The 2020 FA Challenge Cup was the 47th edition of the FA Challenge Cup, Botswana's premier football knockout tournament. It was sponsored by Orange and was known as the Orange FA Cup or Orange FA Cup Season 2 for sponsorship reasons. It started with the preliminary round on the weekend of 14 December 2019 and concluded with the final on 11 December 2021.

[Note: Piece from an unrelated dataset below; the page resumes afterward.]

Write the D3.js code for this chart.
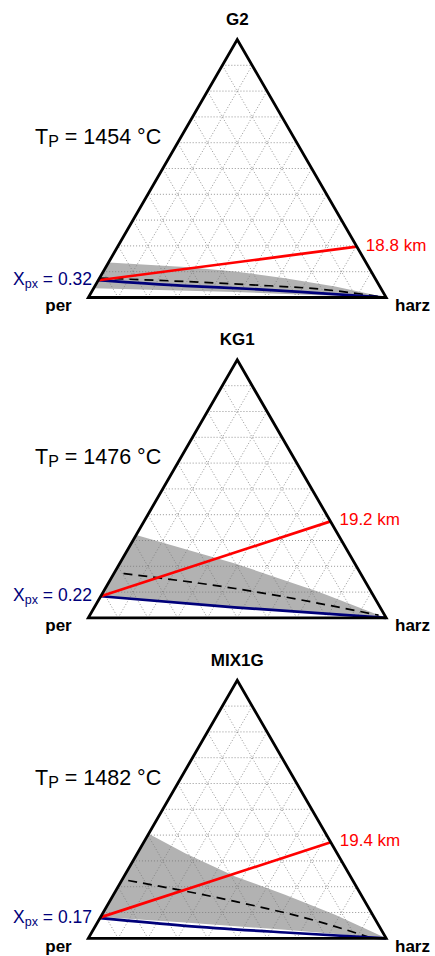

Orapa United were the defending champions but were eliminated by Gaborone United in the round of 16.

Qualifying rounds
All 16 Premier League teams automatically qualified to the round of 32. The top 8 teams from First Division South and top 8 from First Division North had to go through the preliminary round and were joined by the 16 regional champions. Winners of this round qualified for the round of 32.

Preliminary round
The preliminary round draw took place on 23 January 2019. The draw was seeded into two, namely the northern and southern blocks. Southern block games were played on 16 and 17 February while northern block games were played on 23 and 24 February.

Southern block

Northern block

Round of 32
The round of 32 draw was conducted on 18 January 2020. It was not seeded. King Rodgers, Tsabotlhe, and Tonota from Division One were the lowest ranked teams still in the competition.

Round of 16
The round of 16 draw was conducted on 4 April 2019. It was not seeded. Jwaneng Fighters, Sand Diamonds and Kazungula Young Fighters from Division One are the lowest ranked teams still in the competition.